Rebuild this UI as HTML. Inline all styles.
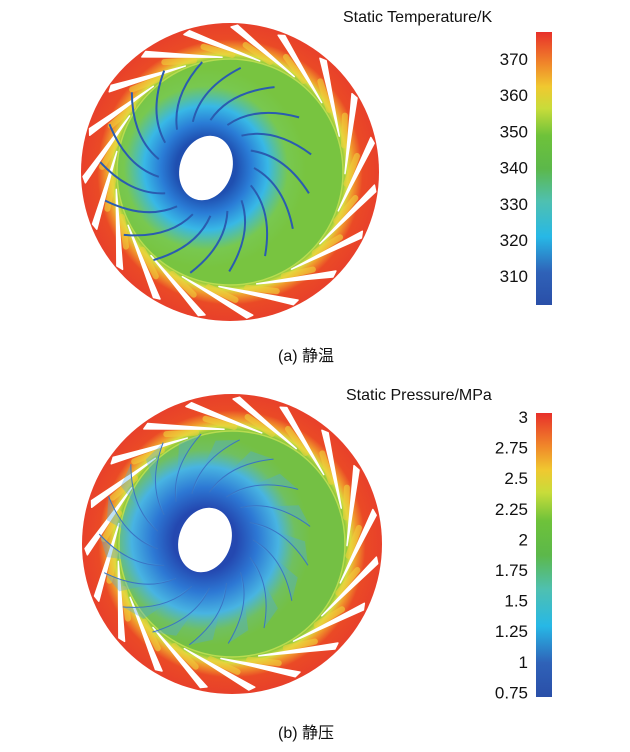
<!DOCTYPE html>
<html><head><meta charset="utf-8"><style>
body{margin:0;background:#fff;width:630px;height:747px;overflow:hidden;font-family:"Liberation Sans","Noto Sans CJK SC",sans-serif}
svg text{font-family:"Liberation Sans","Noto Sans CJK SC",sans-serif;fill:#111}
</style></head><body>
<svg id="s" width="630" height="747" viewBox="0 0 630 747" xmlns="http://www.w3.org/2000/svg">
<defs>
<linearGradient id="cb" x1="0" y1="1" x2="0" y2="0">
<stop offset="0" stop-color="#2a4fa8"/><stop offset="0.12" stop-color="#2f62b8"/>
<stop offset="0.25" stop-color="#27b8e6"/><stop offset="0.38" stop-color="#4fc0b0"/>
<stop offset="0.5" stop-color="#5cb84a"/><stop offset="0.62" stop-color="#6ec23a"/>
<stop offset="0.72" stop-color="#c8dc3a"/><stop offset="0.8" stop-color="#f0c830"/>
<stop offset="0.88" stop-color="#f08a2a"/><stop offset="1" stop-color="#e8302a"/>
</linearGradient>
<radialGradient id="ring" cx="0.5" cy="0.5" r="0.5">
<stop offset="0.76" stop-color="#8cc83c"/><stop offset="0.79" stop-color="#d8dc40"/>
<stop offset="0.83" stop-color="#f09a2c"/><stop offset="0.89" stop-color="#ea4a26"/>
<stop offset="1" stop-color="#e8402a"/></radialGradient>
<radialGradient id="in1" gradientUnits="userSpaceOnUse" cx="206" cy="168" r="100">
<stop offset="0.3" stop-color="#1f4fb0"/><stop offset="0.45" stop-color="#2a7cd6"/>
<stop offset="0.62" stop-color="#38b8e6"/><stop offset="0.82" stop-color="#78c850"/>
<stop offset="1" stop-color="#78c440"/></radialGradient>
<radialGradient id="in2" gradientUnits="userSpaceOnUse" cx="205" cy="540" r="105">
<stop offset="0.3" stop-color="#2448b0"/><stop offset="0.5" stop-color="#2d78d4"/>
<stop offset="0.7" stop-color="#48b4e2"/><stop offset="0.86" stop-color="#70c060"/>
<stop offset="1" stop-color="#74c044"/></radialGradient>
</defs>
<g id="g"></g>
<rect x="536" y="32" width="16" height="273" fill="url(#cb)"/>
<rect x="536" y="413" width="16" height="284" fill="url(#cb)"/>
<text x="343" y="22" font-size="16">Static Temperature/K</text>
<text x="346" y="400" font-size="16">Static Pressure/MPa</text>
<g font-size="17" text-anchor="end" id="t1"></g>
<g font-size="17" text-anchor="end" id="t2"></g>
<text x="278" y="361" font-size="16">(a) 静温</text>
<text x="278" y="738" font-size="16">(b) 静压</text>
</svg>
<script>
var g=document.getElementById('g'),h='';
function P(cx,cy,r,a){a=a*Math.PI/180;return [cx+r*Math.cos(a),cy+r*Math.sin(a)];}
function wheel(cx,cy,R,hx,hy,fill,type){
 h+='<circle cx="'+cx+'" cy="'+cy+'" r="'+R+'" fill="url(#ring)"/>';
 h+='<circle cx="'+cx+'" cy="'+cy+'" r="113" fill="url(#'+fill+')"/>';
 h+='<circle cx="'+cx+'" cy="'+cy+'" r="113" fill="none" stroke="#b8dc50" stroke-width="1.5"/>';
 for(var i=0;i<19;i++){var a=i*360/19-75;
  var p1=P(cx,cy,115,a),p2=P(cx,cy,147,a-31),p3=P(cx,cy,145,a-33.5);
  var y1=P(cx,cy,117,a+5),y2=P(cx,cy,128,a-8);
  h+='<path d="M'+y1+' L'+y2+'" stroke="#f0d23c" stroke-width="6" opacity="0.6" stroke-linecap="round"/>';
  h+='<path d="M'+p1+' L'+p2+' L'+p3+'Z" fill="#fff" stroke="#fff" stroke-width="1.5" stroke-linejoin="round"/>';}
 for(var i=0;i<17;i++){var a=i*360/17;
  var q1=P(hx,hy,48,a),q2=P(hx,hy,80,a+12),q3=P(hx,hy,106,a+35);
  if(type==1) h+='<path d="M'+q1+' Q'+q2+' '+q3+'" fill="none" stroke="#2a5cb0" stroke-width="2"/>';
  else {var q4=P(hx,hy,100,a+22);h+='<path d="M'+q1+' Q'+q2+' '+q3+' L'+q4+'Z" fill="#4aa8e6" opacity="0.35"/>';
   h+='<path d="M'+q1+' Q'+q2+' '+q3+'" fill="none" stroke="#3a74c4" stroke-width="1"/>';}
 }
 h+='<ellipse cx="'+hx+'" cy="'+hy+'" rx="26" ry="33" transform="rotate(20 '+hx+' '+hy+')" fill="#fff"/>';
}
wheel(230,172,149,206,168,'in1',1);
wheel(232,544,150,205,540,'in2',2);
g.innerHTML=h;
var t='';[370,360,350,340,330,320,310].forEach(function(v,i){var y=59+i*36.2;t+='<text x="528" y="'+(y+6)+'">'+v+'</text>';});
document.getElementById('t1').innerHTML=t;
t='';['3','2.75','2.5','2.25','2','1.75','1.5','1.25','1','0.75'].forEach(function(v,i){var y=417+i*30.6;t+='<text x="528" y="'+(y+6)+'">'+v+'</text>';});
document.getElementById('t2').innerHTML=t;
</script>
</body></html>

· · · ·

Repeat the data exactly, excluding the pictures.

## [EXERCISE RESULT]
Rebuild this UI as HTML. Inline all styles.
<!DOCTYPE html>
<html><head><meta charset="utf-8"><style>
body{margin:0;background:#fff;width:630px;height:747px;overflow:hidden;font-family:"Liberation Sans","Noto Sans CJK SC",sans-serif}
svg text{font-family:"Liberation Sans","Noto Sans CJK SC",sans-serif;fill:#111}
</style></head><body>
<svg id="s" width="630" height="747" viewBox="0 0 630 747" xmlns="http://www.w3.org/2000/svg">
<defs>
<linearGradient id="cb" x1="0" y1="1" x2="0" y2="0">
<stop offset="0" stop-color="#2a4fa8"/><stop offset="0.12" stop-color="#2f62b8"/>
<stop offset="0.25" stop-color="#27b8e6"/><stop offset="0.38" stop-color="#4fc0b0"/>
<stop offset="0.5" stop-color="#5cb84a"/><stop offset="0.62" stop-color="#6ec23a"/>
<stop offset="0.72" stop-color="#c8dc3a"/><stop offset="0.8" stop-color="#f0c830"/>
<stop offset="0.88" stop-color="#f08a2a"/><stop offset="1" stop-color="#e8302a"/>
</linearGradient>
<radialGradient id="ring" cx="0.5" cy="0.5" r="0.5">
<stop offset="0.76" stop-color="#8cc83c"/><stop offset="0.79" stop-color="#d8dc40"/>
<stop offset="0.83" stop-color="#f09a2c"/><stop offset="0.89" stop-color="#ea4a26"/>
<stop offset="1" stop-color="#e8402a"/></radialGradient>
<radialGradient id="in1" gradientUnits="userSpaceOnUse" cx="206" cy="168" r="100">
<stop offset="0.3" stop-color="#1f4fb0"/><stop offset="0.45" stop-color="#2a7cd6"/>
<stop offset="0.62" stop-color="#38b8e6"/><stop offset="0.82" stop-color="#78c850"/>
<stop offset="1" stop-color="#78c440"/></radialGradient>
<radialGradient id="in2" gradientUnits="userSpaceOnUse" cx="205" cy="540" r="105">
<stop offset="0.3" stop-color="#2448b0"/><stop offset="0.5" stop-color="#2d78d4"/>
<stop offset="0.7" stop-color="#48b4e2"/><stop offset="0.86" stop-color="#70c060"/>
<stop offset="1" stop-color="#74c044"/></radialGradient>
</defs>
<g id="g"></g>
<rect x="536" y="32" width="16" height="273" fill="url(#cb)"/>
<rect x="536" y="413" width="16" height="284" fill="url(#cb)"/>
<text x="343" y="22" font-size="16">Static Temperature/K</text>
<text x="346" y="400" font-size="16">Static Pressure/MPa</text>
<g font-size="17" text-anchor="end" id="t1"></g>
<g font-size="17" text-anchor="end" id="t2"></g>
<text x="278" y="361" font-size="16">(a) 静温</text>
<text x="278" y="738" font-size="16">(b) 静压</text>
</svg>
<script>
var g=document.getElementById('g'),h='';
function P(cx,cy,r,a){a=a*Math.PI/180;return [cx+r*Math.cos(a),cy+r*Math.sin(a)];}
function wheel(cx,cy,R,hx,hy,fill,type){
 h+='<circle cx="'+cx+'" cy="'+cy+'" r="'+R+'" fill="url(#ring)"/>';
 h+='<circle cx="'+cx+'" cy="'+cy+'" r="113" fill="url(#'+fill+')"/>';
 h+='<circle cx="'+cx+'" cy="'+cy+'" r="113" fill="none" stroke="#b8dc50" stroke-width="1.5"/>';
 for(var i=0;i<19;i++){var a=i*360/19-75;
  var p1=P(cx,cy,115,a),p2=P(cx,cy,147,a-31),p3=P(cx,cy,145,a-33.5);
  var y1=P(cx,cy,117,a+5),y2=P(cx,cy,128,a-8);
  h+='<path d="M'+y1+' L'+y2+'" stroke="#f0d23c" stroke-width="6" opacity="0.6" stroke-linecap="round"/>';
  h+='<path d="M'+p1+' L'+p2+' L'+p3+'Z" fill="#fff" stroke="#fff" stroke-width="1.5" stroke-linejoin="round"/>';}
 for(var i=0;i<17;i++){var a=i*360/17;
  var q1=P(hx,hy,48,a),q2=P(hx,hy,80,a+12),q3=P(hx,hy,106,a+35);
  if(type==1) h+='<path d="M'+q1+' Q'+q2+' '+q3+'" fill="none" stroke="#2a5cb0" stroke-width="2"/>';
  else {var q4=P(hx,hy,100,a+22);h+='<path d="M'+q1+' Q'+q2+' '+q3+' L'+q4+'Z" fill="#4aa8e6" opacity="0.35"/>';
   h+='<path d="M'+q1+' Q'+q2+' '+q3+'" fill="none" stroke="#3a74c4" stroke-width="1"/>';}
 }
 h+='<ellipse cx="'+hx+'" cy="'+hy+'" rx="26" ry="33" transform="rotate(20 '+hx+' '+hy+')" fill="#fff"/>';
}
wheel(230,172,149,206,168,'in1',1);
wheel(232,544,150,205,540,'in2',2);
g.innerHTML=h;
var t='';[370,360,350,340,330,320,310].forEach(function(v,i){var y=59+i*36.2;t+='<text x="528" y="'+(y+6)+'">'+v+'</text>';});
document.getElementById('t1').innerHTML=t;
t='';['3','2.75','2.5','2.25','2','1.75','1.5','1.25','1','0.75'].forEach(function(v,i){var y=417+i*30.6;t+='<text x="528" y="'+(y+6)+'">'+v+'</text>';});
document.getElementById('t2').innerHTML=t;
</script>
</body></html>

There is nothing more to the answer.